Ta ki, üretim araçları bizim olana, üretimi doğrudan doğruya kendimiz için yapmaya başlayana kadar… O zaman işe yine dans ederek gitmeyiz belki ama, akşam eve dönerken içimizden küfürler etmeyiz en azından.
[1] https://teyit.org/finlandiya-basbakaninin-haftada-24-saat-calisilacagini-acikladigi-iddiasi/
[2] Örneğin aylık belirli bir maaş alan bir çalışanın, aylık maaşı aynı kalarak çalışma saatlerinin düşürülmesi, saat başına olan ücretinin artırılması ile hemen hemen aynı anlama gelir. Parça başına ücret için de benzer bir mantık kurulabilir.
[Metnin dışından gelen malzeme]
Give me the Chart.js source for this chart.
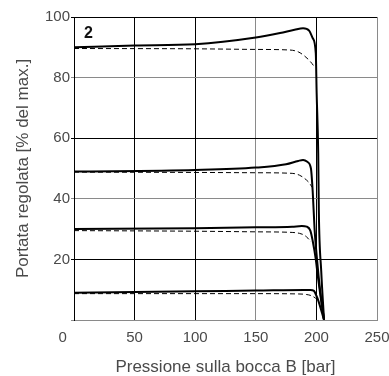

[5] Andrew Barnes isminde birisi oluşturduğu bir yöntemle 4 günlük çalışma ile verimlilik artışı sağladığını ve bu programın 2018 yılından beri Yeni Zelanda’lı finans firması Perpetual Guardian’da başarı ile uygulandığını iddia ediyor. Verimlilik konusunu bizim test etmemiz mümkün değil elbette ama molaları birleştirmek, işin ihtiyacı dışında iletişim ve okumayı yasaklamak gibi gözümüze çarpan önerileri genel olarak işçilerin çalışma koşullarını zorlaştırarak sonuç elde edilmeye çalışıldığını gösteriyor. https://4dayweek.com/
[6] Fırsat bulmuşken Microsoft’un kendi görüntülü sohbet programının reklamını eklemeyi de ihmal etmemişler elbette.
[7] https://medium.com/@unseenjapan/microsofts-four-day-workweek-in-japan-isn-t-new-5668bbfe2f5
[8] Microsoft yazılım dünyasına etkileri açısından imajı pek de temiz olmayan bir firma ve bir süredir bu imajını toparlamaya özel bir özen gösteriyor. Bu deneme için Japonya’nın seçilmesi bile bu anlamda kuşku verici bir tercih. Ayrıca anketin hangi koşullarda, hangi yöntemle yapıldığı konusunda da herhangi bir bilgi verilmemiş.
[10] Bugün çoğumuza normal gelen 8 saatlik işgünü, asgari ücret, sendika ve grev hakkı gibi olgular patronların “bu işçiler 12 saat çalışırsa verimliliği düşer, ben en iyisi 8 saat çalıştırayım hem verimli hem de insani olsun” diye düşünmesiyle oluşmuş değil. Bunların tamamı sınıf mücadelesinde kazanılmış haklar. Her biri için büyük kavgalar, direnişler gerçekleşti. Hatta kimilerinin yaygınlaşabilmesi için işçi sınıfının bazı ülkelerde iktidara gelmesi ve diğer ülkelerin patronlarını da benzer bir kaderle tehdit etmesi gerekiyordu.
[11] Posamızın çıkarıldığı 6 saatlik bir iş gününün, görece ferah ve katlanılabilir 8 saate göre avantajlı olduğu pek de söylenemez örneğin.